The answer given to the Trib’s Travis Sawchik from MLB Network analyst Dan O’Dowd sounded as simple a solution for the Pirates’ continued improvement in the second half of this season as it was for Lester Freamon to tell Roland Pryzbylewski for advice in how to take down a drug ring in West Baltimore in “The Wire.”
Follow the money.
In other words, count on the Pirates’ highest paid players to improve after the All-Star Break and perform more to their capabilities.
That result would be the exact opposite of what this team has done in the first half. The truth is the glaring reason for this team’s renewed presence in the playoff race is not due to the contributions of the higher names on the payroll, but the collective excellence of the ones near the bottom.
Simply put: the least expensive players have largely been the more valuable ones.
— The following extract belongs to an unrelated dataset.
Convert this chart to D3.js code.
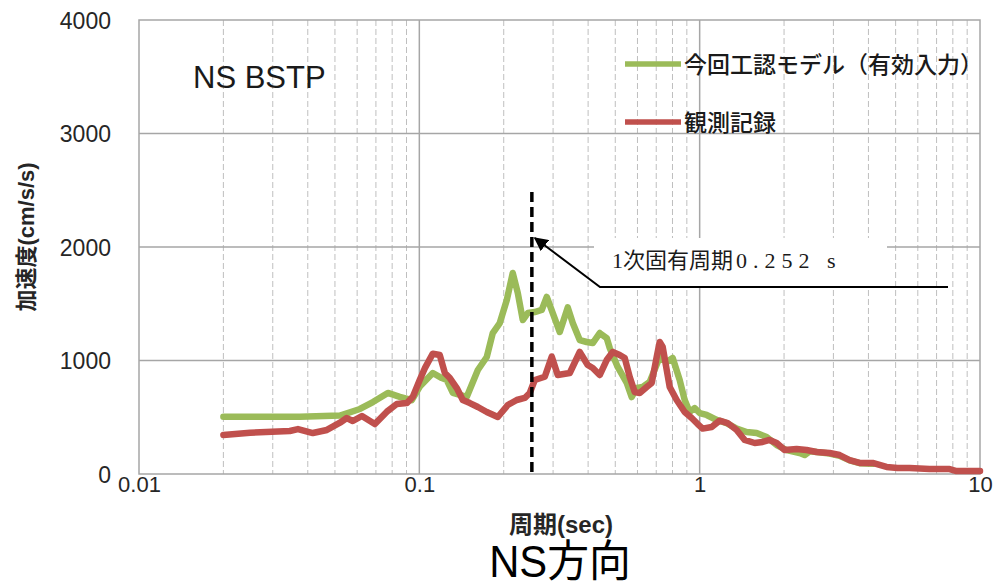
<!DOCTYPE html>
<html>
<head>
<meta charset="utf-8">
<script src="https://cdn.jsdelivr.net/npm/d3@7"></script>
<style>
  html, body { margin: 0; padding: 0; background: #fff; }
  svg { display: block; }
</style>
</head>
<body>
<svg id="chart" width="994" height="585"></svg>
<script>
// Response spectrum (NS, BSTP): period [s] vs acceleration [cm/s/s]
const modelPeriod = [0.020, 0.0375, 0.0521, 0.0614, 0.0683, 0.0772, 0.0852, 0.094, 0.1004, 0.1117,
  0.1203, 0.1253, 0.1317, 0.1477, 0.1617, 0.174, 0.1828, 0.1936, 0.2051, 0.2154,
  0.2245, 0.2339, 0.2437, 0.2581, 0.2733, 0.2848, 0.2992, 0.3169, 0.3384, 0.3526,
  0.3734, 0.3955, 0.4155, 0.440, 0.466, 0.4777, 0.510, 0.5494, 0.5724, 0.5963,
  0.6264, 0.6634, 0.7202, 0.7629, 0.8013, 0.8486, 0.8842, 0.921, 0.9598, 1.0,
  1.059, 1.150, 1.248, 1.355, 1.471, 1.597, 1.733, 1.882, 2.043, 2.273,
  2.368, 2.467, 2.613, 2.908, 3.157, 3.426, 3.72, 4.14];
const modelAccel = [505, 505, 515, 573, 634, 714, 680, 650, 770, 890,
  845, 828, 714, 680, 916, 1031, 1242, 1330, 1533, 1771,
  1595, 1357, 1418, 1427, 1445, 1560, 1418, 1251, 1468, 1330,
  1180, 1163, 1154, 1242, 1198, 1110, 943, 802, 678, 758,
  767, 811, 1031, 987, 1022, 828, 652, 546, 581, 537,
  520, 476, 449, 400, 370, 361, 326, 255, 211, 185,
  167, 200, 194, 180, 160, 120, 95, 90];

const obsPeriod = [0.020, 0.0249, 0.0345, 0.0369, 0.0417, 0.0468, 0.0521, 0.0551, 0.0579, 0.0624,
  0.0694, 0.0766, 0.0831, 0.0903, 0.0948, 0.1004, 0.105, 0.1117, 0.1183, 0.1233,
  0.1285, 0.136, 0.1429, 0.1514, 0.1617, 0.174, 0.1905, 0.2068, 0.2226, 0.2378,
  0.2477, 0.2581, 0.2802, 0.2968, 0.3117, 0.344, 0.3734, 0.3987, 0.4155, 0.440,
  0.466, 0.4896, 0.5186, 0.5404, 0.563, 0.5866, 0.6112, 0.6473, 0.6744, 0.7027,
  0.7202, 0.7382, 0.7629, 0.7818, 0.8279, 0.8842, 0.9365, 0.9838, 1.025, 1.104,
  1.178, 1.258, 1.355, 1.447, 1.571, 1.677, 1.776, 1.882, 2.009, 2.217,
  2.407, 2.613, 2.908, 3.157, 3.426, 3.72, 4.14, 4.64, 5.08, 5.61,
  6.61, 7.79, 8.25, 9.8, 10.0];
const obsAccel = [344, 364, 379, 396, 361, 388, 452, 493, 467, 511,
  440, 549, 617, 625, 681, 830, 940, 1060, 1048, 890,
  845, 757, 652, 625, 590, 546, 502, 608, 652, 670,
  714, 828, 857, 1034, 872, 890, 1075, 960, 934, 872,
  1004, 1075, 1048, 1022, 855, 722, 714, 767, 802, 1031,
  1163, 1119, 916, 767, 652, 546, 493, 440, 400, 414,
  470, 449, 388, 300, 273, 282, 300, 273, 211, 220,
  211, 194, 185, 167, 123, 97, 97, 62, 53, 53,
  44, 44, 26, 26, 26];

const seriesNames = ["今回工認モデル（有効入力）", "観測記録"];
const seriesColors = ["#9BBB59", "#C0504D"];

const xTickValues = [0.01, 0.1, 1, 10];
const xTickLabels = ["0.01", "0.1", "1", "10"];
const yTickValues = [0, 1000, 2000, 3000, 4000];

const firstModePeriod = 0.252;
const firstModePrefix = "1次固有周期";
const firstModeValue = "0.252 s";

const svg = d3.select("#chart");
const W = 994, H = 585;
svg.append("rect").attr("width", W).attr("height", H).attr("fill", "#fff");

const x = d3.scaleLog().domain([0.01, 10]).range([139, 980]);
const y = d3.scaleLinear().domain([0, 4000]).range([474, 20]);

const gridColor = "#A6A6A6";
const minorColor = "#BFBFBF";
const sans = "'Liberation Sans', Arial, 'Noto Sans CJK JP', sans-serif";

// minor (2..9 per decade) dashed verticals
const minorTicks = [];
[0.01, 0.1, 1].forEach(d => { for (let k = 2; k <= 9; k++) minorTicks.push(d * k); });
svg.append("g").selectAll("line").data(minorTicks).join("line")
  .attr("x1", d => x(d)).attr("x2", d => x(d))
  .attr("y1", y(4000)).attr("y2", y(0))
  .attr("stroke", minorColor).attr("stroke-width", 1)
  .attr("stroke-dasharray", "6,3");

// major gridlines
svg.append("g").selectAll("line").data([0.1, 1]).join("line")
  .attr("x1", d => x(d)).attr("x2", d => x(d))
  .attr("y1", y(4000)).attr("y2", y(0))
  .attr("stroke", gridColor).attr("stroke-width", 1.5);
svg.append("g").selectAll("line").data([1000, 2000, 3000]).join("line")
  .attr("x1", x(0.01)).attr("x2", x(10))
  .attr("y1", d => y(d)).attr("y2", d => y(d))
  .attr("stroke", gridColor).attr("stroke-width", 1.5);

// plot frame
svg.append("rect")
  .attr("x", x(0.01)).attr("y", y(4000))
  .attr("width", x(10) - x(0.01)).attr("height", y(0) - y(4000))
  .attr("fill", "none").attr("stroke", gridColor).attr("stroke-width", 1.5);

// axes (labels only)
const yAxis = d3.axisLeft(y).tickValues(yTickValues).tickSize(0).tickPadding(0).tickFormat(d3.format("d"));
const gy = svg.append("g").attr("transform", "translate(111,1)").call(yAxis);
gy.select(".domain").remove();
gy.selectAll("text").attr("font-family", sans).attr("font-size", 23).attr("fill", "#262626");

const xAxis = d3.axisBottom(x).tickValues(xTickValues).tickSize(0).tickPadding(0)
  .tickFormat((d, i) => xTickLabels[i]);
const gx = svg.append("g").attr("transform", "translate(0,476)").call(xAxis);
gx.select(".domain").remove();
gx.selectAll("text").attr("font-family", sans).attr("font-size", 22).attr("fill", "#262626");

// spectra
const line = d3.line().x(d => x(d[0])).y(d => y(d[1])).curve(d3.curveLinear);
const modelData = d3.zip(modelPeriod, modelAccel);
const obsData = d3.zip(obsPeriod, obsAccel);
svg.append("path").datum(modelData).attr("d", line)
  .attr("fill", "none").attr("stroke", seriesColors[0]).attr("stroke-width", 6.5)
  .attr("stroke-linejoin", "round").attr("stroke-linecap", "round");
svg.append("path").datum(obsData).attr("d", line)
  .attr("fill", "none").attr("stroke", seriesColors[1]).attr("stroke-width", 6.5)
  .attr("stroke-linejoin", "round").attr("stroke-linecap", "round");

// legend
const legend = svg.append("g");
[64, 122].forEach((ly, i) => {
  legend.append("line").attr("x1", 625).attr("x2", 681).attr("y1", ly).attr("y2", ly)
    .attr("stroke", seriesColors[i]).attr("stroke-width", 5.5);
  legend.append("text").attr("x", 684).attr("y", ly + 9)
    .attr("font-family", "'Noto Sans CJK JP', sans-serif").attr("font-size", 23)
    .attr("font-weight", 500).attr("fill", "#1a1a1a").text(seriesNames[i]);
});

// station label
svg.append("text").attr("x", 193).attr("y", 88)
  .attr("font-family", sans).attr("font-size", 31).attr("fill", "#1a1a1a").text("NS BSTP");

// first natural period marker
svg.append("line")
  .attr("x1", x(firstModePeriod)).attr("x2", x(firstModePeriod))
  .attr("y1", 192).attr("y2", y(0))
  .attr("stroke", "#000").attr("stroke-width", 3.5).attr("stroke-dasharray", "10,5");

// callout box + leader
svg.append("rect").attr("x", 594).attr("y", 238).attr("width", 293).attr("height", 48).attr("fill", "#fff");
svg.append("defs").append("marker").attr("id", "arrow")
  .attr("viewBox", "0 0 10 10").attr("refX", 9).attr("refY", 5)
  .attr("markerWidth", 7).attr("markerHeight", 7).attr("orient", "auto-start-reverse")
  .append("path").attr("d", "M0,0 L10,5 L0,10 z").attr("fill", "#000");
svg.append("polyline")
  .attr("points", `948,287 600,287 ${x(firstModePeriod) + 3},238`)
  .attr("fill", "none").attr("stroke", "#000").attr("stroke-width", 2)
  .attr("marker-end", "url(#arrow)");
const callout = svg.append("text").attr("x", 612).attr("y", 268)
  .attr("font-family", "'Liberation Serif', 'DejaVu Serif', 'Noto Sans CJK JP', serif")
  .attr("font-size", 22).attr("fill", "#1a1a1a");
callout.append("tspan").text(firstModePrefix);
callout.append("tspan").attr("dx", 3).attr("letter-spacing", 6).text(firstModeValue);

// axis titles
svg.append("text").attr("transform", "translate(34,237) rotate(-90)")
  .attr("text-anchor", "middle").attr("font-family", sans).attr("font-weight", "bold")
  .attr("font-size", 22).attr("fill", "#262626").text("加速度(cm/s/s)");
svg.append("text").attr("x", 561).attr("y", 533)
  .attr("text-anchor", "middle").attr("font-family", sans).attr("font-weight", "bold")
  .attr("font-size", 24).attr("fill", "#262626").text("周期(sec)");

// direction caption
svg.append("text").attr("transform", "translate(560,577) scale(0.95,1)")
  .attr("text-anchor", "middle").attr("font-family", sans)
  .attr("font-size", 44).attr("fill", "#000").text("NS方向");
</script>
</body>
</html>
The five highest-paid players on the team in annual salary are (in order): Francisco Liriano, Andrew McCutchen, Mark Melancon, Jon Niese and Josh Harrison. Three of those men — Liriano, McCutchen and Niese — have been largely underwhelming if not chronically inconsistent.
McCutchen leads the team in home runs (14), but is also on pace for career worsts in batting average, on-base percentage, slugging percentage, walk rate and strikeout rate by wide margins, respectively. Liriano has issued the most walks in the National League and Niese the second-most home runs. Harrison has been hot and cold, but still falling short in the areas where he was expected to thrive, namely his .274 batting average, 10 points below his career mark entering the season.
Melancon has been the lone efficient mainstay, tied for second in the league with the Dodgers’ Kenley Jansen with 27 saves, and his 1.23 ERA is third-best of any NL reliever with at least 30 innings pitched.
But when you look up and down the stat sheet, it appears the team is getting better bang for their buck on the items they bought from Walmart as opposed to Nordstrom’s.
The man leading the team in batting average and stolen bases, Starling Marte, and the qualified team leader in RBIs and slugging percentage, Gregory Polanco, are making less than $4 million combined this season. Four men beside McCutchen have double-digit home runs this season: Polanco, Jung Ho Kang, Sean Rodriguez and David Freese. None of them will earn more than $3 million apiece.
To top it off, this team’s offense has been better in the first half than last year’s by a significant margin. They’re hitting for a higher average, getting on base more, slugging better, hitting more home runs and scoring more runs. But it’s not just about the production. The Pirates have had an unsuspected conglomerate delivering MVP-type moments at various times.
Freese paced the offense with a .379/.455/.724 slash line during the team’s last road trip when they won seven in a row in Seattle, Oakland and St. Louis. In the same recent 15-game stretch where McCutchen has hit .288 with four homeruns and 10 driven in, Rodriguez has hit .303 with four dingers of his own and 14 RBI, not to mention homering in each of his last four starts (including all three games of the first-half finale against the Cubs). Matt Joyce has hit eight home runs so far, one every 16 at-bats, and his on-base and slugging percentage would be among the league’s best if he qualified with enough plate appearances.
Jeff Locke delivered three of the rotation’s best individual pitching performances when he tossed a three-hit shutout in Miami on May 30, out-dueled Madison Bumgarner with 6.2 scoreless innings on June 20 and held the Dodgers to one run in seven innings on June 25, one of the three wins in four games against L.A. that sparked the 12-4 surge in the past two weeks.
The injuries to Francisco Cervelli and Chris Stewart at catcher opened the door for Erik Kratz to hit the solo homer that sunk Bumgarner that night in late June against San Francisco, and for waiver claim Eric Fryer, who has hit .400 and driven in five runs in only six games. The two have also combined to throw out four of the 10 runners who have tried to steal against them.
And what of the eight rookies who have made Major League debuts this season when called up from Indianapolis — Jameson Taillon’s near no-hitter in New York against the Mets; Adam Frazier’s pair of extra base hits to help beat Oakland on the road; Chad Kuhl’s tagging of Justin Turner at home plate after a wild pitch to keep ahead of the Dodgers and, in turn, beat Clayton Kershaw; Steven Brault’s strong four innings during a win in St. Louis; and Josh Bell’s electric first weekend in Pittsburgh — to name a few?
Picking one player as the Pirates’ first-half MVP would be easy, but recognizing this team has more than a dozen men who have provided big-time moments along the way would be more fitting.
And if the Pirates do indeed follow their big money players in the second half to another playoff berth, it will have been made possible because of the unsung heroes who did the heavy lifting in the first.